One Pot Sun-Dried Tomato Pasta with Whipped Ricotta
This One Pot Sun-Dried Tomato Pasta with Whipped Ricotta is creamy, tangy, and fuss-free! Perfect for busy nights with minimal cleanup and maximum flavor.
Prep Time 15 minutes mins
Cook Time 20 minutes mins
Total Time 35 minutes mins
Course Main Course
Cuisine Italian
Large deep skillet or wide saucepan
Wooden spoon or silicone spatula
Blender or Food Processor
Measuring cups and spoons
Knife and cutting board
- 12 oz pasta of choice penne, fusilli, or linguine recommended
- 1 cup sun-dried tomatoes in oil drained and chopped
- 3 cups vegetable broth
- 1 cup heavy cream
- 2 cloves garlic minced
- 1 cup ricotta cheese used in sauce and whipped on top
- 1 cup grated parmesan cheese
- 1 teaspoon dried basil
- 1 teaspoon dried oregano
- 2 tablespoons olive oil for sautéing
- Salt and pepper to taste
- Fresh basil leaves for garnish
Drain and chop the sun-dried tomatoes into small pieces. Mince the garlic cloves and grate the parmesan cheese if not pre-grated. Gather all ingredients before cooking.

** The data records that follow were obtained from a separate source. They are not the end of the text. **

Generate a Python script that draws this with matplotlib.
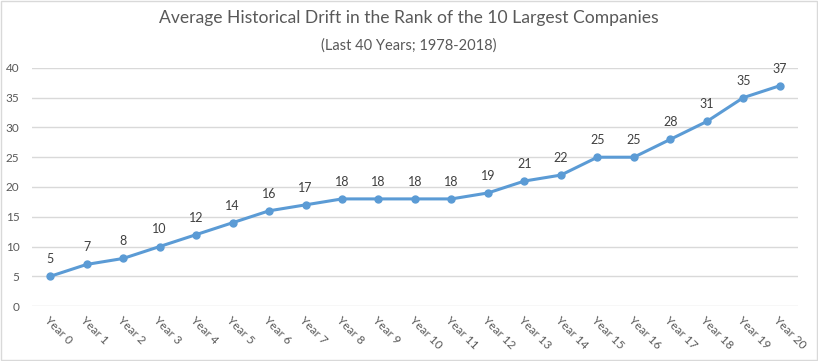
import matplotlib.pyplot as plt

# Dados do gráfico
anos = ["Year 0", "Year 1", "Year 2", "Year 3", "Year 4", "Year 5", "Year 6",
        "Year 7", "Year 8", "Year 9", "Year 10", "Year 11", "Year 12", "Year 13",
        "Year 14", "Year 15", "Year 16", "Year 17", "Year 18", "Year 19", "Year 20"]
drift = [5, 7, 8, 10, 12, 14, 16, 17, 18, 18, 18, 18, 19, 21, 22, 25, 25, 28, 31, 35, 37]
y_ticks = [0, 5, 10, 15, 20, 25, 30, 35, 40]

plt.rcParams['font.family'] = ['Lato', 'DejaVu Sans']
cinza = '#595959'

fig = plt.figure(figsize=(8.18, 3.61), dpi=100)
ax = fig.add_axes([0.039, 0.152, 0.9366, 0.66])

x = list(range(len(anos)))
ax.plot(x, drift, color='#5B9BD5', linewidth=2.2, marker='o', markersize=5)

# Rótulos dos valores acima dos pontos
for xi, v in zip(x, drift):
    ax.annotate(str(v), (xi, v), xytext=(0, 8), textcoords='offset points',
                ha='center', va='bottom', fontsize=9, color='#404040')

ax.set_xlim(-0.5, len(anos) - 0.5)
ax.set_ylim(0, 40)
ax.set_yticks(y_ticks)
ax.set_xticks(x)
ax.set_xticklabels(anos, rotation=-45, ha='left', va='top',
                   rotation_mode='anchor', fontsize=8.5, color=cinza)
ax.tick_params(axis='y', labelsize=8.5, labelcolor=cinza, length=0, pad=9)
ax.tick_params(axis='x', length=0, pad=6)
ax.grid(axis='y', color='#D9D9D9', linewidth=1)
ax.set_axisbelow(True)
for s in ax.spines.values():
    s.set_visible(False)

fig.text(0.5, 0.95, "Average Historical Drift in the Rank of the 10 Largest Companies",
         ha='center', va='center', fontsize=12.6, color=cinza)
fig.text(0.5, 0.875, "(Last 40 Years; 1978-2018)", ha='center', va='center',
         fontsize=10.5, color=cinza)

# Moldura externa
fig.patches.append(plt.Rectangle((0.001, 0.002), 0.998, 0.996, transform=fig.transFigure,
                                 fill=False, edgecolor='#D9D9D9', linewidth=1))

fig.savefig('out.png', dpi=100)
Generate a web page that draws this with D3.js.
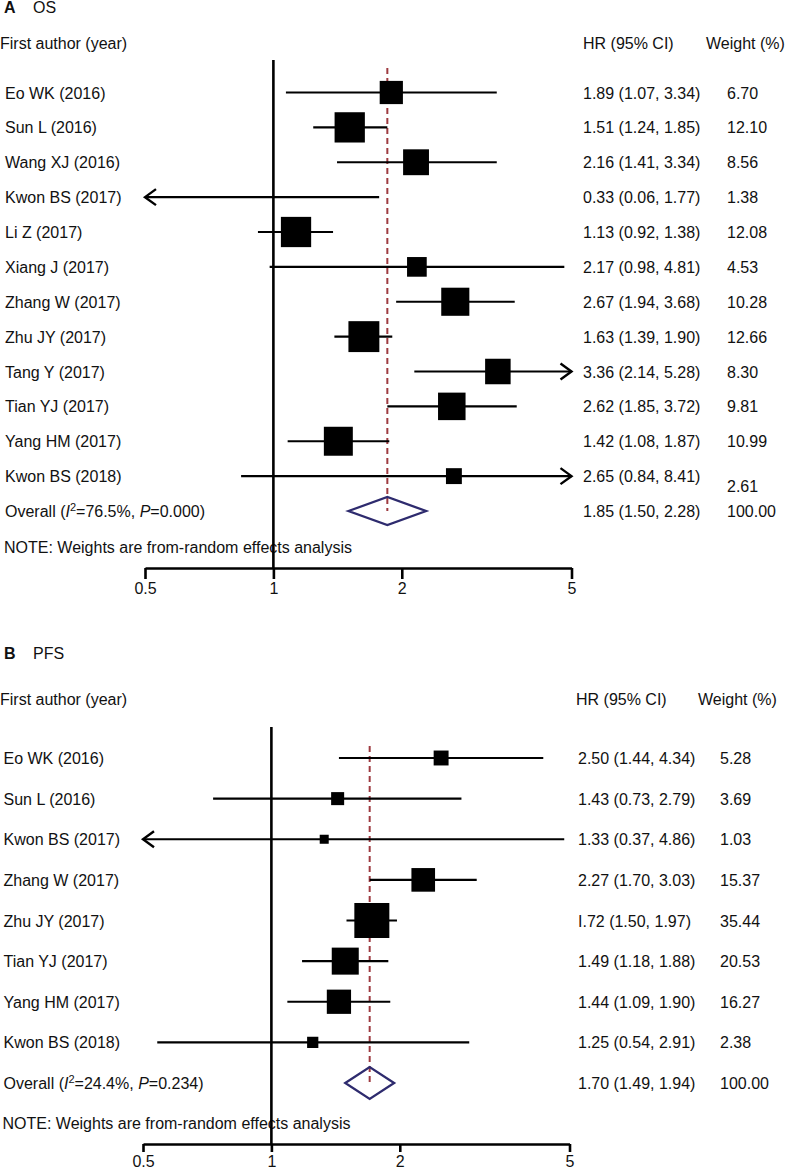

Heat the olive oil in a large skillet over medium heat. Add the minced garlic and sauté for about 30 seconds until fragrant. Add the chopped sun-dried tomatoes and cook for 2 minutes, stirring often.
Add the pasta, vegetable broth, dried basil, dried oregano, salt, and pepper to the skillet. Stir to combine and make sure the pasta is mostly submerged. Bring to a boil, then reduce heat to a simmer.
Simmer the pasta uncovered, stirring every few minutes to prevent sticking. Cook until the pasta has absorbed most of the broth but is still slightly al dente, about 10-12 minutes.
Stir in the heavy cream, ricotta cheese, and grated parmesan. Cook on low heat for 2-3 minutes until heated through and sauce is creamy.
While the pasta finishes cooking, whip the remaining ricotta cheese in a blender or food processor until light and fluffy.
Serve the pasta topped with a dollop of whipped ricotta and garnish with fresh basil leaves. Optionally drizzle with olive oil or sprinkle extra parmesan.
- Use gluten-free pasta to make this dish gluten-free without sacrificing taste.
- For a dairy-free version, substitute heavy cream with coconut or cashew cream and use vegan ricotta alternatives.
- Do not overcrowd the pot to ensure even cooking and proper absorption of broth.
- Store leftovers in an airtight container in the fridge for up to 3 days; reheat gently with a splash of broth or cream.